*Working data*.
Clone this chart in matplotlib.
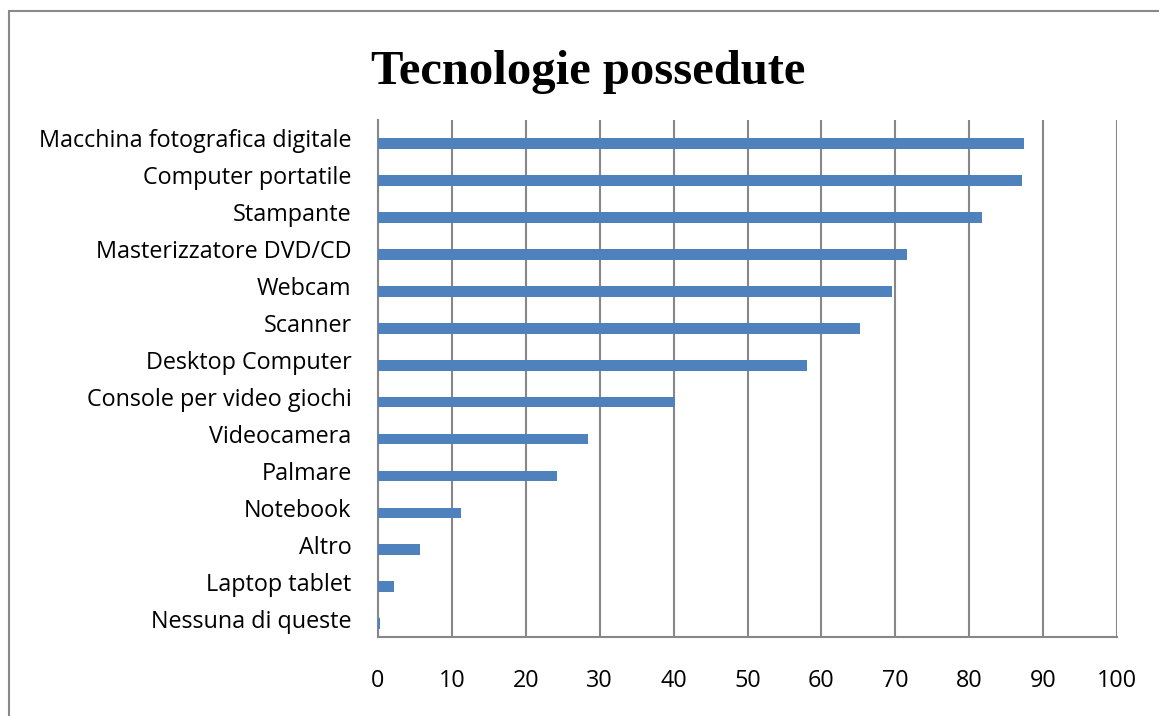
import matplotlib
matplotlib.use("Agg")
import matplotlib.pyplot as plt
from matplotlib.patches import Rectangle

# Dati
categorie = [
    "Macchina fotografica digitale", "Computer portatile", "Stampante",
    "Masterizzatore DVD/CD", "Webcam", "Scanner", "Desktop Computer",
    "Console per video giochi", "Videocamera", "Palmare", "Notebook",
    "Altro", "Laptop tablet", "Nessuna di queste",
]
valori = [87.4, 87.1, 81.7, 71.6, 69.6, 65.2, 58.1, 40.2, 28.4, 24.2, 11.2, 5.7, 2.2, 0.3]
tick_x = [0, 10, 20, 30, 40, 50, 60, 70, 80, 90, 100]

fig = plt.figure(figsize=(11.59, 7.16), dpi=100)
ax = fig.add_axes([378 / 1159, 1 - 637 / 716, 739 / 1159, 517 / 716])

# bordo esterno del grafico
fig.patches.append(Rectangle((9 / 1159, -0.05), 1.1, 1 - 11 / 716 + 0.05,
                             transform=fig.transFigure, fill=False,
                             edgecolor="#898989", linewidth=1.5))

pos = list(range(len(categorie)))[::-1]
# le barre in Excel stanno un po' sotto l'etichetta
ax.barh([p - 0.14 for p in pos], valori, height=0.29, color="#4F81BD", zorder=3)

ax.set_xlim(0, 100)
ax.set_ylim(-0.5, len(categorie) - 0.5)
ax.set_xticks(tick_x)
ax.set_yticks(pos)
ax.set_yticklabels(categorie)
ax.grid(axis="x", color="#878787", linewidth=1.5, zorder=0)
ax.tick_params(axis="both", length=0, labelsize=16.8)
ax.tick_params(axis="x", pad=23)
ax.tick_params(axis="y", pad=19)
for lab in ax.get_xticklabels() + ax.get_yticklabels():
    lab.set_fontfamily("Open Sans")

for lato in ["top", "right"]:
    ax.spines[lato].set_visible(False)
for lato in ["left", "bottom"]:
    ax.spines[lato].set_color("#878787")
    ax.spines[lato].set_linewidth(1.5)

fig.text(588 / 1159, 1 - 84 / 716, "Tecnologie possedute", ha="center", va="baseline",
         fontsize=35, fontweight="bold", family="Liberation Serif")

fig.savefig("out.png", dpi=100)
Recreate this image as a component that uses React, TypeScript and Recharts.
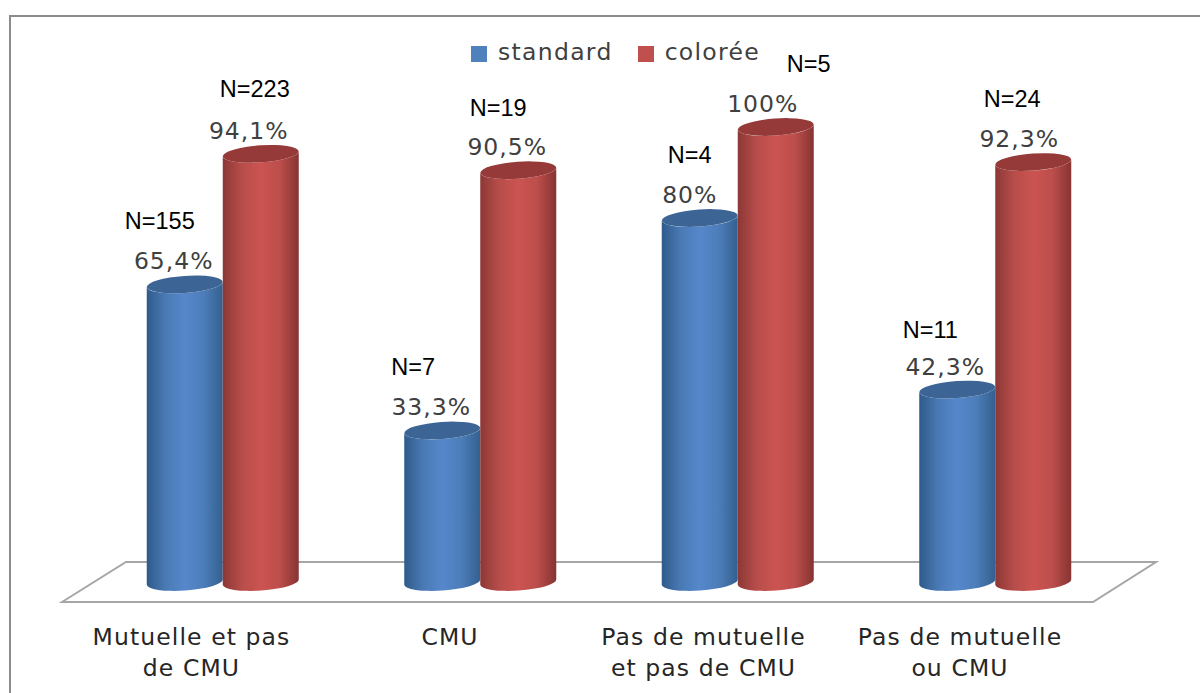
import React from "react";
import { BarChart, Bar, XAxis, YAxis, Legend, LabelList, Customized } from "recharts";

const categories = [
  ["Mutuelle et pas", "de CMU"],
  ["CMU"],
  ["Pas de mutuelle", "et pas de CMU"],
  ["Pas de mutuelle", "ou CMU"],
];
const standardValues = [65.4, 33.3, 80, 42.3];
const coloreeValues = [94.1, 90.5, 100, 92.3];
const standardPct = ["65,4%", "33,3%", "80%", "42,3%"];
const coloreePct = ["94,1%", "90,5%", "100%", "92,3%"];
const standardN = ["N=155", "N=7", "N=4", "N=11"];
const coloreeN = ["N=223", "N=19", "N=5", "N=24"];

const data = categories.map((c, i) => ({
  name: c.join(" "),
  standard: standardValues[i],
  coloree: coloreeValues[i],
}));

// label nudges relative to the bar top and centre
const standardPctDx = [-11, -11, -10, -12];
const coloreePctDx = [-12, -11, -13, -14];
const standardNDx = [-25, -29, -10, -27];
const coloreeNDx = [-6, -20, 33, -21];
const standardNDy = [-55, -55, -55, -52];
const coloreeNDy = [-57, -54, -55, -55];
const tickDx = [-31, -30, -34, -35];

const W = 1200;
const H = 693;
const NUM = "'DejaVu Sans', sans-serif";
const ARIAL = "'Liberation Sans', Arial, sans-serif";

const Cylinder = (props: any) => {
  const { x, y, width, height, grad, cap } = props;
  const rx = width / 2;
  const ry = 8.5;
  const tilt = -4;
  const dy = Math.sin((4 * Math.PI) / 180) * rx;
  const b = y + height;
  const d = `M${x},${y + dy} A${rx},${ry} ${tilt} 0 0 ${x + width},${y - dy} L${x + width},${b - dy} A${rx},${ry} ${tilt} 0 1 ${x},${b + dy} Z`;
  return (
    <g>
      <path d={d} fill={`url(#${grad})`} />
      <ellipse cx={x + rx} cy={y} rx={rx} ry={ry} fill={cap} transform={`rotate(${tilt} ${x + rx} ${y})`} />
    </g>
  );
};

const makeLabel = (pct: string[], ns: string[], pctDx: number[], nDx: number[], nDy: number[]) => (p: any) => {
  const { x, y, width, index } = p;
  const cx = x + width / 2;
  return (
    <g>
      <text x={cx + pctDx[index]} y={y - 15} textAnchor="middle" fontFamily={NUM} fontSize={23.5} letterSpacing={1} fill="#404040">
        {pct[index]}
      </text>
      <text x={cx + nDx[index]} y={y + nDy[index]} textAnchor="middle" fontFamily={ARIAL} fontSize={23.5} fill="#000">
        {ns[index]}
      </text>
    </g>
  );
};

const CategoryTick = (p: any) => {
  const { x, y, index } = p;
  return (
    <g>
      {categories[index].map((line, i) => (
        <text key={i} x={x + tickDx[index]} y={y + 55 + i * 31} textAnchor="middle" fontFamily={NUM} fontSize={23.5} letterSpacing={1.1} fill="#262626">
          {line}
        </text>
      ))}
    </g>
  );
};

const Decor = () => (
  <g>
    <path d="M10,693 L10,16 L1200,16" fill="none" stroke="#8c8c8c" strokeWidth={2} />
    <path d="M62,602 L126,562 L1156,562 L1093,602 Z" fill="#fff" stroke="#a6a6a6" strokeWidth={2} />
  </g>
);

export default function App() {
  return (
    <div style={{ position: "absolute", left: 0, top: 0, width: W, height: H, background: "#fff" }}>
      <BarChart
        width={W}
        height={H}
        data={data}
        margin={{ top: 127, right: 76.25, bottom: 51, left: 93.75 }}
        barCategoryGap={53}
        barGap={0}
      >
        <defs>
          <linearGradient id="gBlue" x1="0" x2="1" y1="0" y2="0">
            <stop offset="0" stopColor="#2f5a8a" />
            <stop offset="0.25" stopColor="#4a7ab5" />
            <stop offset="0.5" stopColor="#5587cb" />
            <stop offset="0.75" stopColor="#4d7db9" />
            <stop offset="1" stopColor="#33608f" />
          </linearGradient>
          <linearGradient id="gRed" x1="0" x2="1" y1="0" y2="0">
            <stop offset="0" stopColor="#8c3836" />
            <stop offset="0.25" stopColor="#b74d4a" />
            <stop offset="0.5" stopColor="#cb5451" />
            <stop offset="0.75" stopColor="#bc4e4b" />
            <stop offset="1" stopColor="#863432" />
          </linearGradient>
        </defs>
        <Customized component={Decor} />
        <XAxis dataKey="name" height={60} axisLine={false} tickLine={false} interval={0} tick={<CategoryTick />} />
        <YAxis hide domain={[0, 100]} />
        <Legend
          layout="horizontal"
          verticalAlign="middle"
          align="center"
          iconType="square"
          iconSize={16}
          itemSorter={null}
          wrapperStyle={{ position: "absolute", left: 458, top: 38, width: 340, textAlign: "left", fontFamily: NUM, fontSize: 23.5, letterSpacing: 1.3 }}
          formatter={(v: any) => <span style={{ color: "#404040", marginLeft: 7, marginRight: 15 }}>{v}</span>}
        />
        <Bar
          dataKey="standard"
          name="standard"
          fill="#4f81bd"
          isAnimationActive={false}
          shape={(p: any) => <Cylinder {...p} grad="gBlue" cap="#3c6595" />}
        >
          <LabelList content={makeLabel(standardPct, standardN, standardPctDx, standardNDx, standardNDy)} />
        </Bar>
        <Bar
          dataKey="coloree"
          name="colorée"
          fill="#c0504d"
          isAnimationActive={false}
          shape={(p: any) => <Cylinder {...p} grad="gRed" cap="#953a38" />}
        >
          <LabelList content={makeLabel(coloreePct, coloreeN, coloreePctDx, coloreeNDx, coloreeNDy)} />
        </Bar>
      </BarChart>
    </div>
  );
}
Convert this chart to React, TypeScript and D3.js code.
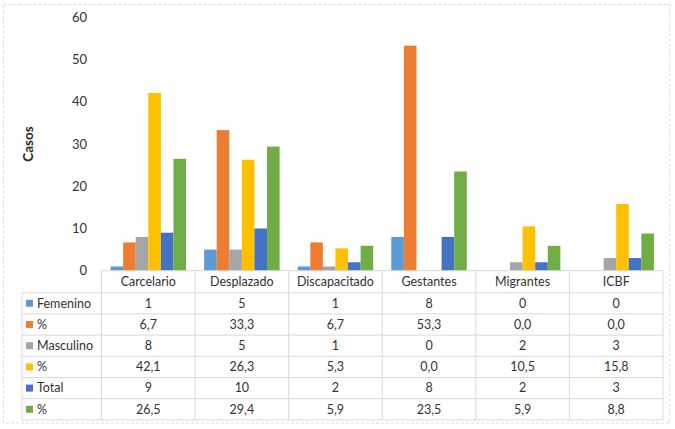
import React, { useRef, useEffect } from "react";
import * as d3 from "d3";

const categories = ["Carcelario", "Desplazado", "Discapacitado", "Gestantes", "Migrantes", "ICBF"];
const seriesNames = ["Femenino", "%", "Masculino", "%", "Total", "%"];
const seriesColors = ["#5B9BD5", "#ED7D31", "#A5A5A5", "#FFC000", "#4472C4", "#70AD47"];

const femenino = [1, 5, 1, 8, 0, 0];
const femeninoPct = [6.7, 33.3, 6.7, 53.3, 0.0, 0.0];
const masculino = [8, 5, 1, 0, 2, 3];
const masculinoPct = [42.1, 26.3, 5.3, 0.0, 10.5, 15.8];
const total = [9, 10, 2, 8, 2, 3];
const totalPct = [26.5, 29.4, 5.9, 23.5, 5.9, 8.8];

// decimals shown in the data table for each series
const seriesDecimals = [0, 1, 0, 1, 0, 1];
const yTicks = [0, 10, 20, 30, 40, 50, 60];

const series = [femenino, femeninoPct, masculino, masculinoPct, total, totalPct];

const W = 675;
const H = 429;
const FONT = "Lato, 'Open Sans', sans-serif";

const App: React.FC = () => {
  const ref = useRef<SVGSVGElement>(null);

  useEffect(() => {
    if (!ref.current) return;
    const svg = d3.select(ref.current);
    svg.selectAll("*").remove();

    const plot = { left: 101.5, right: 663, top: 17.4, bottom: 270.7 };
    const legendLeft = 22;
    const headerH = 22;
    const rowH = 21.2;
    const grid = "#d9d9d9";
    const textColor = "#333333";

    // outer chart frame
    svg
      .append("rect")
      .attr("x", 3.5)
      .attr("y", 4.5)
      .attr("width", 666)
      .attr("height", 418.5)
      .attr("fill", "#fff")
      .attr("stroke", "#dcdcdc")
      .attr("stroke-dasharray", "3 2")
      .attr("stroke-width", 1);

    const x0 = d3.scaleBand<string>().domain(categories).range([plot.left, plot.right]);
    const x1 = d3
      .scaleBand<number>()
      .domain(d3.range(series.length))
      .range([0, x0.bandwidth()])
      .paddingOuter(0.72);
    const y = d3.scaleLinear().domain([0, 60]).range([plot.bottom, plot.top]);

    // y tick labels (no axis line, no gridlines)
    svg
      .append("g")
      .selectAll("text")
      .data(yTicks)
      .join("text")
      .attr("x", 87)
      .attr("y", (d) => y(d))
      .attr("dy", "0.35em")
      .attr("text-anchor", "end")
      .attr("font-family", FONT)
      .attr("font-size", 13)
      .attr("fill", textColor)
      .text((d) => d);

    svg
      .append("text")
      .attr("transform", `translate(28,${y(30)}) rotate(-90)`)
      .attr("text-anchor", "middle")
      .attr("dy", "0.35em")
      .attr("font-family", FONT)
      .attr("font-size", 13.5)
      .attr("font-weight", "bold")
      .attr("fill", "#262626")
      .text("Casos");

    // bars
    const groups = svg
      .append("g")
      .selectAll("g")
      .data(categories)
      .join("g")
      .attr("transform", (d) => `translate(${x0(d)},0)`);

    groups
      .selectAll("rect")
      .data((_, ci) => series.map((s, si) => ({ si, v: s[ci] })))
      .join("rect")
      .attr("x", (d) => x1(d.si)!)
      .attr("width", x1.bandwidth())
      .attr("y", (d) => y(d.v))
      .attr("height", (d) => y(0) - y(d.v))
      .attr("fill", (d) => seriesColors[d.si]);

    // data table
    const tableTop = plot.bottom;
    const rowsTop = tableTop + headerH;
    const tableBottom = rowsTop + rowH * series.length;
    const tbl = svg.append("g");

    // horizontal lines
    tbl
      .append("line")
      .attr("x1", plot.left)
      .attr("x2", plot.right)
      .attr("y1", tableTop)
      .attr("y2", tableTop)
      .attr("stroke", grid);
    d3.range(series.length + 1).forEach((i) => {
      const yy = rowsTop + i * rowH;
      tbl
        .append("line")
        .attr("x1", legendLeft)
        .attr("x2", plot.right)
        .attr("y1", yy)
        .attr("y2", yy)
        .attr("stroke", grid);
    });

    // vertical lines
    const colEdges = categories.map((c) => x0(c)!).concat([plot.right]);
    colEdges.forEach((xx) => {
      tbl
        .append("line")
        .attr("x1", xx)
        .attr("x2", xx)
        .attr("y1", tableTop)
        .attr("y2", tableBottom)
        .attr("stroke", grid);
    });
    tbl
      .append("line")
      .attr("x1", legendLeft)
      .attr("x2", legendLeft)
      .attr("y1", rowsTop)
      .attr("y2", tableBottom)
      .attr("stroke", grid);

    // category headers
    tbl
      .selectAll("text.cat")
      .data(categories)
      .join("text")
      .attr("class", "cat")
      .attr("x", (d) => x0(d)! + x0.bandwidth() / 2)
      .attr("y", tableTop + headerH / 2)
      .attr("dy", "0.35em")
      .attr("text-anchor", "middle")
      .attr("font-family", FONT)
      .attr("font-size", 12.5)
      .attr("fill", textColor)
      .text((d) => d);

    const fmt = (v: number, dec: number) => v.toFixed(dec).replace(".", ",");

    series.forEach((s, si) => {
      const cy = rowsTop + si * rowH + rowH / 2;
      tbl
        .append("rect")
        .attr("x", 26)
        .attr("y", cy - 3.5)
        .attr("width", 7)
        .attr("height", 7)
        .attr("fill", seriesColors[si]);
      tbl
        .append("text")
        .attr("x", 37)
        .attr("y", cy)
        .attr("dy", "0.35em")
        .attr("font-family", FONT)
        .attr("font-size", 12.5)
        .attr("fill", textColor)
        .text(seriesNames[si]);
      tbl
        .append("g")
        .selectAll("text")
        .data(s)
        .join("text")
        .attr("x", (_, ci) => x0(categories[ci])! + x0.bandwidth() / 2)
        .attr("y", cy)
        .attr("dy", "0.35em")
        .attr("text-anchor", "middle")
        .attr("font-family", FONT)
        .attr("font-size", 12.5)
        .attr("fill", textColor)
        .text((v) => fmt(v, seriesDecimals[si]));
    });
  }, []);

  return (
    <svg
      ref={ref}
      width={W}
      height={H}
      style={{ position: "absolute", left: 0, top: 0, display: "block", background: "#fff" }}
    ></svg>
  );
};

export default App;
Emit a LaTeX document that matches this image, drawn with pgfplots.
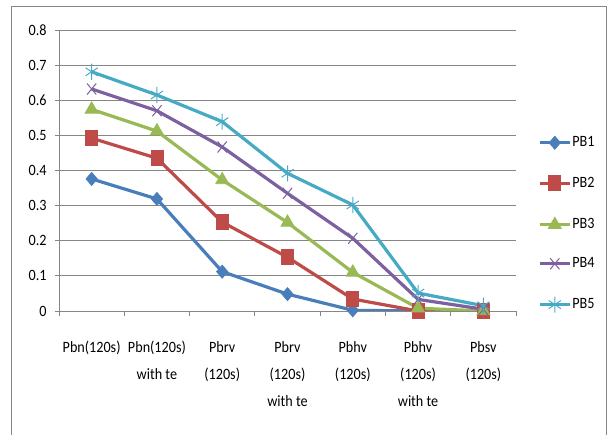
\documentclass[border=0pt]{standalone}
\usepackage{fontspec}
\setmainfont{Carlito}[FakeStretch=0.9]
\usepackage{pgfplots}
\pgfplotsset{compat=1.18}
\definecolor{cA}{HTML}{4A7EBB}
\definecolor{cB}{HTML}{BE4B48}
\definecolor{cC}{HTML}{98B954}
\definecolor{cD}{HTML}{7D60A0}
\definecolor{cE}{HTML}{46AAC5}
\definecolor{gridc}{HTML}{868686}
\begin{document}
\fontsize{15.8}{27}\selectfont
\begin{tikzpicture}[x=1bp,y=1bp]
\path[use as bounding box] (0,0) rectangle (609,435);
\draw[gridc, line width=0.9bp] (11,0) -- (11,429) -- (606.5,429) -- (606.5,0);
\begin{axis}[
  at={(59bp,124bp)}, anchor=south west,
  width=457bp, height=281bp, scale only axis,
  xmin=-0.5, xmax=6.5, ymin=0, ymax=0.8,
  axis lines*=left,
  axis line style={gridc, line width=0.9bp},
  ytick={0,0.1,...,0.8},
  yticklabels={0,0.1,0.2,0.3,0.4,0.5,0.6,0.7,0.8},
  ymajorgrids, grid style={gridc, line width=0.9bp},
  xtick={0,...,6},
  xticklabels={{Pbn(120s)},{Pbn(120s)\\with te},{Pbrv\\(120s)},{Pbrv\\(120s)\\with te},{Pbhv\\(120s)},{Pbhv\\(120s)\\with te},{Pbsv\\(120s)}},
  minor xtick={-0.5,0.5,...,6.5},
  major x tick style={draw=none},
  tick style={gridc, line width=0.9bp},
  tick align=outside,
  major tick length=4bp, minor tick length=5bp,
  xticklabel style={align=center, font=\fontsize{15.8}{27}\selectfont, yshift=-21bp},
  yticklabel style={font=\fontsize{15.8}{27}\selectfont, xshift=-3bp},
  /pgf/number format/assume math mode=true,
  legend style={at={(1.0416,0.308)}, anchor=west, draw=none, fill=none,
    font=\fontsize{15.8}{27}\selectfont, row sep=26.5bp,
    nodes={inner xsep=1bp, inner ysep=0bp}},
  legend cell align=left,
  legend image code/.code={\draw[mark repeat=2,mark phase=2,#1] plot coordinates {(0bp,0bp)(15bp,0bp)(30bp,0bp)};},
  every axis plot/.append style={line width=3.2bp},
]
\addplot[cA, mark=diamond*, mark size=6.5bp, mark options={line width=0.8bp, xscale=1.15}] coordinates {(0,0.376)(1,0.319)(2,0.112)(3,0.048)(4,0.002)(5,0.0)(6,0.0)};
\addlegendentry{PB1}
\addplot[cB, mark=square*, mark size=6bp, mark options={line width=0.8bp, yscale=1.25}] coordinates {(0,0.492)(1,0.435)(2,0.253)(3,0.153)(4,0.034)(5,0.0)(6,0.0)};
\addlegendentry{PB2}
\addplot[cC, mark=triangle*, mark size=7.5bp, mark options={line width=0.8bp}] coordinates {(0,0.574)(1,0.512)(2,0.373)(3,0.252)(4,0.110)(5,0.008)(6,0.0)};
\addlegendentry{PB3}
\addplot[cD, mark=x, mark size=6.5bp, mark options={line width=1bp, yscale=1.2}] coordinates {(0,0.632)(1,0.570)(2,0.467)(3,0.335)(4,0.207)(5,0.033)(6,0.005)};
\addlegendentry{PB4}
\addplot[cE, mark=asterisk, mark size=7bp, mark options={line width=1bp, yscale=1.15}] coordinates {(0,0.681)(1,0.615)(2,0.539)(3,0.392)(4,0.302)(5,0.051)(6,0.015)};
\addlegendentry{PB5}
\end{axis}
\end{tikzpicture}
\end{document}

*Prompt*. Taking the material above, give again exactly the lines from the one holding "Recreate this image" through the one holding "Legend, LabelList, Customized", with both ends and without pictures.

*Written reply*.
Recreate this image as a component that uses React, TypeScript and Recharts.
import React from "react";
import { BarChart, Bar, XAxis, YAxis, Legend, LabelList, Customized } from "recharts";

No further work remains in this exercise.